(342al) Transforming Automated Quantum Chemistry Calculation Workflows with Machine Learning: Towards Faster and More Accurate Chemical Discovery | AIChE

(342al) Transforming Automated Quantum Chemistry Calculation Workflows with Machine Learning: Towards Faster and More Accurate Chemical Discovery

Machine learning (ML) has begun to accelerate chemical discovery by providing advances in efficiency needed to overcome the combinatorial challenge of computational materials design. In ML-assisted chemical discovery, an automated quantum chemistry (QC) calculation workflow is used to generate datasets to train surrogate models, which serve as alternatives to rapidly explore a large chemical space to identify candidate materials.
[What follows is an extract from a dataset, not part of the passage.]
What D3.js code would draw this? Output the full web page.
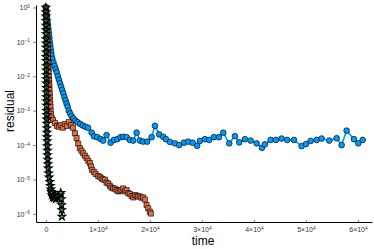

However, current automated QC calculation workflows with density functional theory (DFT) as workhorse leads to many attempted calculations that are doomed to fail and brings biases/inaccuracy to the training data that may be out of the domain of applicability of DFT. This includes many compelling functional materials and catalytic processes that are difficult because of their complex electronic structure, such as systems involving strained chemical bonds, open-shell radicals and diradicals, or metal–organic bonds to open-shell transition-metal centers. We address these challenges of computation efficiency and accuracy by integrating ML approaches into conventional DFT-based QC workflows. We build two types of classifiers to predict the likelihood of calculation success: 1. prior to calculations and 2. on-the-fly during calculations. The prior to calculations classifier is a near zero-cost model that rapidly filters out candidate calculations most likely to fail, while the on-the-fly model monitors and terminates an already running calculation if it is predicted to fail with high confidence. Together, these classifiers save half of the computation resources. We also develop multiple types of classifiers to predict the presence of strong correlation, which is usually a sign of a system being out of the domain of applicability of DFT. Our models only require calculations at DFT cost and can classify which systems in a dataset will require more expensive but accurate wave function theory calculations, leading to overall high fidelity of the entire dataset. Since electronic structure information is encoded as the inputs, our models are readily transferable to larger systems and systems with unseen elements. All these classifier models represent the first efforts toward autonomous workflows that move past the need for expert determination of the robustness of DFT-based materials discoveries.